Quantum Reality Emerges from Shared Information

Quantum physics allows particles to exist in multiple states at once, but we experience objects as definite and stable. Scientists have long sought to understand how this shared reality forms from quantum mechanics’ strange rules. Researchers now show that shared reality emerges when information spreads through a system’s environment until independent observers agree.

A team of researchers, led by Dr. Anthony Kiely, demonstrated a way to calculate how quickly agreement forms. They found that reality agreement builds faster when observers can access larger pieces of the surrounding record. This concept, called quantum Darwinism, suggests that stable information gets copied into many parts of the surroundings, allowing different people to inspect different fragments and report the same answer.

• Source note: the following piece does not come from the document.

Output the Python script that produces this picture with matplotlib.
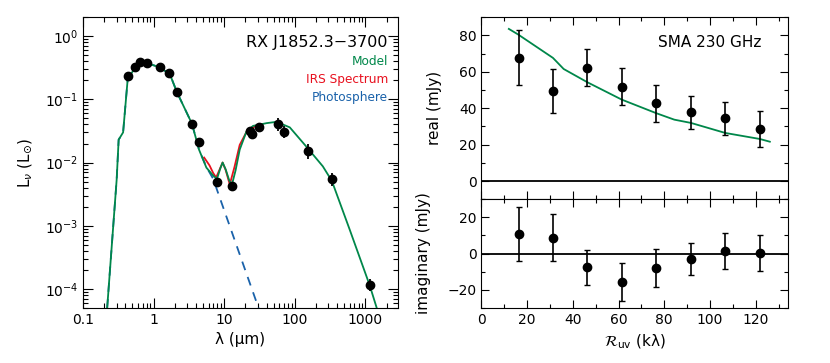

The study used a simplified model of one qubit surrounded by many partner qubits, tracking how much truth could be recovered from incomplete access. The team found that precision rose exponentially and then leveled off near a ceiling of four over time. This result suggests that shared reality may emerge relatively quickly, but it also has a speed limit.

The study’s findings have implications for future experiments testing quantum Darwinism in actual devices. By providing a cleaner ruler, Kiely’s result could make these tests more efficient and easier to analyze. The researchers also found that smaller environments can produce surprisingly robust agreements about reality.